━━━ PROVIDED DATA

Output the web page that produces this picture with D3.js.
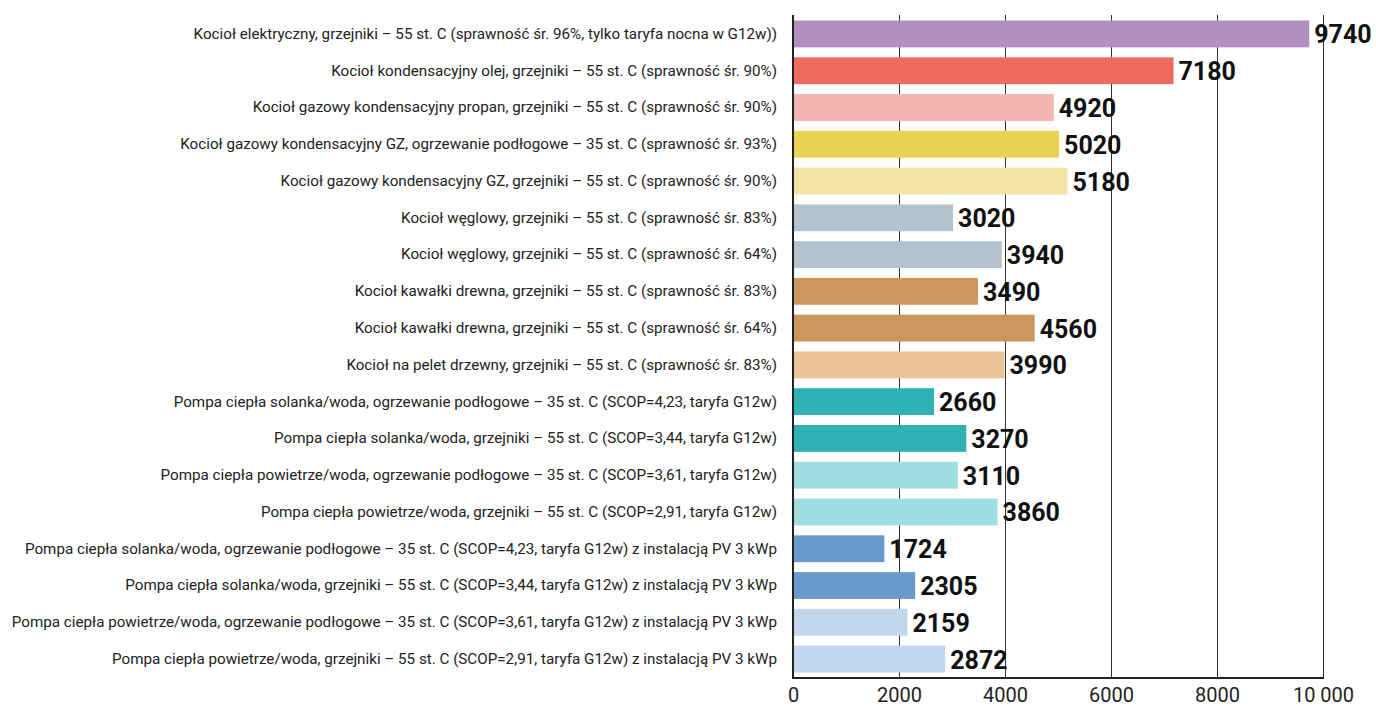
<!DOCTYPE html>
<html>
<head>
<meta charset="utf-8">
<script src="https://cdn.jsdelivr.net/npm/d3@7"></script>
<style>
  html, body { margin: 0; padding: 0; background: #fff; }
  svg { display: block; font-family: Roboto, "Noto Sans", sans-serif; }
</style>
</head>
<body>
<svg id="chart" width="1376" height="706"></svg>
<script>
// Annual heating cost by heat source (PLN)
const categories = [
  "Kocioł elektryczny, grzejniki – 55 st. C (sprawność śr. 96%, tylko taryfa nocna w G12w))",
  "Kocioł kondensacyjny olej, grzejniki – 55 st. C (sprawność śr. 90%)",
  "Kocioł gazowy kondensacyjny propan, grzejniki – 55 st. C (sprawność śr. 90%)",
  "Kocioł gazowy kondensacyjny GZ, ogrzewanie podłogowe – 35 st. C (sprawność śr. 93%)",
  "Kocioł gazowy kondensacyjny GZ, grzejniki – 55 st. C (sprawność śr. 90%)",
  "Kocioł węglowy, grzejniki – 55 st. C (sprawność śr. 83%)",
  "Kocioł węglowy, grzejniki – 55 st. C (sprawność śr. 64%)",
  "Kocioł kawałki drewna, grzejniki – 55 st. C (sprawność śr. 83%)",
  "Kocioł kawałki drewna, grzejniki – 55 st. C (sprawność śr. 64%)",
  "Kocioł na pelet drzewny, grzejniki – 55 st. C (sprawność śr. 83%)",
  "Pompa ciepła solanka/woda, ogrzewanie podłogowe – 35 st. C (SCOP=4,23, taryfa G12w)",
  "Pompa ciepła solanka/woda, grzejniki – 55 st. C (SCOP=3,44, taryfa G12w)",
  "Pompa ciepła powietrze/woda, ogrzewanie podłogowe – 35 st. C (SCOP=3,61, taryfa G12w)",
  "Pompa ciepła powietrze/woda, grzejniki – 55 st. C (SCOP=2,91, taryfa G12w)",
  "Pompa ciepła solanka/woda, ogrzewanie podłogowe – 35 st. C (SCOP=4,23, taryfa G12w) z instalacją PV 3 kWp",
  "Pompa ciepła solanka/woda, grzejniki – 55 st. C (SCOP=3,44, taryfa G12w) z instalacją PV 3 kWp",
  "Pompa ciepła powietrze/woda, ogrzewanie podłogowe – 35 st. C (SCOP=3,61, taryfa G12w) z instalacją PV 3 kWp",
  "Pompa ciepła powietrze/woda, grzejniki – 55 st. C (SCOP=2,91, taryfa G12w) z instalacją PV 3 kWp"
];

const costs = [9740, 7180, 4920, 5020, 5180, 3020, 3940, 3490, 4560, 3990,
               2660, 3270, 3110, 3860, 1724, 2305, 2159, 2872];

const barColors = [
  "#b38ec0", "#ef6a5f", "#f4b5b1", "#ead353", "#f2e5a4",
  "#b3c2cc", "#b3c2cc", "#cd965c", "#cd965c", "#eac497",
  "#30b2b5", "#30b2b5", "#a1dee1", "#a1dee1",
  "#6a9acd", "#6a9acd", "#c2d6ee", "#c2d6ee"
];

const xTicks = [0, 2000, 4000, 6000, 8000, 10000];
const xTickLabels = ["0", "2000", "4000", "6000", "8000", "10 000"];

const data = categories.map((c, i) => ({ name: c, value: costs[i], color: barColors[i] }));

const svg = d3.select("#chart");
const plotLeft = 793, plotRight = 1323, plotTop = 15, plotBottom = 678;

const x = d3.scaleLinear().domain([0, 10000]).range([plotLeft, plotRight]);
const y = d3.scaleBand().domain(categories).range([plotTop, plotBottom])
  .paddingInner(0.27).paddingOuter(0.15);

// vertical gridlines
svg.append("g")
  .selectAll("line")
  .data(xTicks.slice(1))
  .join("line")
  .attr("x1", d => Math.round(x(d)) + 0.5)
  .attr("x2", d => Math.round(x(d)) + 0.5)
  .attr("y1", plotTop)
  .attr("y2", plotBottom)
  .attr("stroke", "#333")
  .attr("stroke-width", 1);

// bars
svg.append("g")
  .selectAll("rect")
  .data(data)
  .join("rect")
  .attr("x", x(0))
  .attr("y", d => y(d.name))
  .attr("width", d => x(d.value) - x(0))
  .attr("height", y.bandwidth())
  .attr("fill", d => d.color);

// value labels
svg.append("g")
  .selectAll("text")
  .data(data)
  .join("text")
  .attr("x", d => x(d.value) + 5)
  .attr("y", d => y(d.name) + y.bandwidth() / 2)
  .attr("dy", "0.38em")
  .attr("font-size", 25)
  .attr("font-weight", 700)
  .attr("fill", "#111")
  .text(d => d.value);

// category axis
const yAxis = svg.append("g")
  .attr("transform", `translate(${plotLeft},0)`)
  .call(d3.axisLeft(y).tickSize(0).tickPadding(16));
yAxis.select(".domain").remove();
yAxis.selectAll("text")
  .attr("font-size", 15.2)
  .attr("font-family", "Roboto, sans-serif")
  .attr("fill", "#222");

// value axis
const xAxis = svg.append("g")
  .attr("transform", `translate(0,${plotBottom})`)
  .call(d3.axisBottom(x).tickValues(xTicks).tickSize(0).tickPadding(10)
    .tickFormat((d, i) => xTickLabels[i]));
xAxis.select(".domain").remove();
xAxis.selectAll("text")
  .attr("font-size", 20)
  .attr("font-family", "Roboto, sans-serif")
  .attr("fill", "#222");

// axis lines
svg.append("line")
  .attr("x1", plotLeft).attr("x2", plotLeft)
  .attr("y1", plotTop).attr("y2", plotBottom + 1)
  .attr("stroke", "#222").attr("stroke-width", 2);
svg.append("line")
  .attr("x1", plotLeft - 1).attr("x2", plotRight + 1)
  .attr("y1", plotBottom).attr("y2", plotBottom)
  .attr("stroke", "#222").attr("stroke-width", 2);
</script>
</body>
</html>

━━━━━━

From the data above, write out everything exactly except the pictures.

Output the web page that produces this picture with D3.js.
<!DOCTYPE html>
<html>
<head>
<meta charset="utf-8">
<script src="https://cdn.jsdelivr.net/npm/d3@7"></script>
<style>
  html, body { margin: 0; padding: 0; background: #fff; }
  svg { display: block; font-family: Roboto, "Noto Sans", sans-serif; }
</style>
</head>
<body>
<svg id="chart" width="1376" height="706"></svg>
<script>
// Annual heating cost by heat source (PLN)
const categories = [
  "Kocioł elektryczny, grzejniki – 55 st. C (sprawność śr. 96%, tylko taryfa nocna w G12w))",
  "Kocioł kondensacyjny olej, grzejniki – 55 st. C (sprawność śr. 90%)",
  "Kocioł gazowy kondensacyjny propan, grzejniki – 55 st. C (sprawność śr. 90%)",
  "Kocioł gazowy kondensacyjny GZ, ogrzewanie podłogowe – 35 st. C (sprawność śr. 93%)",
  "Kocioł gazowy kondensacyjny GZ, grzejniki – 55 st. C (sprawność śr. 90%)",
  "Kocioł węglowy, grzejniki – 55 st. C (sprawność śr. 83%)",
  "Kocioł węglowy, grzejniki – 55 st. C (sprawność śr. 64%)",
  "Kocioł kawałki drewna, grzejniki – 55 st. C (sprawność śr. 83%)",
  "Kocioł kawałki drewna, grzejniki – 55 st. C (sprawność śr. 64%)",
  "Kocioł na pelet drzewny, grzejniki – 55 st. C (sprawność śr. 83%)",
  "Pompa ciepła solanka/woda, ogrzewanie podłogowe – 35 st. C (SCOP=4,23, taryfa G12w)",
  "Pompa ciepła solanka/woda, grzejniki – 55 st. C (SCOP=3,44, taryfa G12w)",
  "Pompa ciepła powietrze/woda, ogrzewanie podłogowe – 35 st. C (SCOP=3,61, taryfa G12w)",
  "Pompa ciepła powietrze/woda, grzejniki – 55 st. C (SCOP=2,91, taryfa G12w)",
  "Pompa ciepła solanka/woda, ogrzewanie podłogowe – 35 st. C (SCOP=4,23, taryfa G12w) z instalacją PV 3 kWp",
  "Pompa ciepła solanka/woda, grzejniki – 55 st. C (SCOP=3,44, taryfa G12w) z instalacją PV 3 kWp",
  "Pompa ciepła powietrze/woda, ogrzewanie podłogowe – 35 st. C (SCOP=3,61, taryfa G12w) z instalacją PV 3 kWp",
  "Pompa ciepła powietrze/woda, grzejniki – 55 st. C (SCOP=2,91, taryfa G12w) z instalacją PV 3 kWp"
];

const costs = [9740, 7180, 4920, 5020, 5180, 3020, 3940, 3490, 4560, 3990,
               2660, 3270, 3110, 3860, 1724, 2305, 2159, 2872];

const barColors = [
  "#b38ec0", "#ef6a5f", "#f4b5b1", "#ead353", "#f2e5a4",
  "#b3c2cc", "#b3c2cc", "#cd965c", "#cd965c", "#eac497",
  "#30b2b5", "#30b2b5", "#a1dee1", "#a1dee1",
  "#6a9acd", "#6a9acd", "#c2d6ee", "#c2d6ee"
];

const xTicks = [0, 2000, 4000, 6000, 8000, 10000];
const xTickLabels = ["0", "2000", "4000", "6000", "8000", "10 000"];

const data = categories.map((c, i) => ({ name: c, value: costs[i], color: barColors[i] }));

const svg = d3.select("#chart");
const plotLeft = 793, plotRight = 1323, plotTop = 15, plotBottom = 678;

const x = d3.scaleLinear().domain([0, 10000]).range([plotLeft, plotRight]);
const y = d3.scaleBand().domain(categories).range([plotTop, plotBottom])
  .paddingInner(0.27).paddingOuter(0.15);

// vertical gridlines
svg.append("g")
  .selectAll("line")
  .data(xTicks.slice(1))
  .join("line")
  .attr("x1", d => Math.round(x(d)) + 0.5)
  .attr("x2", d => Math.round(x(d)) + 0.5)
  .attr("y1", plotTop)
  .attr("y2", plotBottom)
  .attr("stroke", "#333")
  .attr("stroke-width", 1);

// bars
svg.append("g")
  .selectAll("rect")
  .data(data)
  .join("rect")
  .attr("x", x(0))
  .attr("y", d => y(d.name))
  .attr("width", d => x(d.value) - x(0))
  .attr("height", y.bandwidth())
  .attr("fill", d => d.color);

// value labels
svg.append("g")
  .selectAll("text")
  .data(data)
  .join("text")
  .attr("x", d => x(d.value) + 5)
  .attr("y", d => y(d.name) + y.bandwidth() / 2)
  .attr("dy", "0.38em")
  .attr("font-size", 25)
  .attr("font-weight", 700)
  .attr("fill", "#111")
  .text(d => d.value);

// category axis
const yAxis = svg.append("g")
  .attr("transform", `translate(${plotLeft},0)`)
  .call(d3.axisLeft(y).tickSize(0).tickPadding(16));
yAxis.select(".domain").remove();
yAxis.selectAll("text")
  .attr("font-size", 15.2)
  .attr("font-family", "Roboto, sans-serif")
  .attr("fill", "#222");

// value axis
const xAxis = svg.append("g")
  .attr("transform", `translate(0,${plotBottom})`)
  .call(d3.axisBottom(x).tickValues(xTicks).tickSize(0).tickPadding(10)
    .tickFormat((d, i) => xTickLabels[i]));
xAxis.select(".domain").remove();
xAxis.selectAll("text")
  .attr("font-size", 20)
  .attr("font-family", "Roboto, sans-serif")
  .attr("fill", "#222");

// axis lines
svg.append("line")
  .attr("x1", plotLeft).attr("x2", plotLeft)
  .attr("y1", plotTop).attr("y2", plotBottom + 1)
  .attr("stroke", "#222").attr("stroke-width", 2);
svg.append("line")
  .attr("x1", plotLeft - 1).attr("x2", plotRight + 1)
  .attr("y1", plotBottom).attr("y2", plotBottom)
  .attr("stroke", "#222").attr("stroke-width", 2);
</script>
</body>
</html>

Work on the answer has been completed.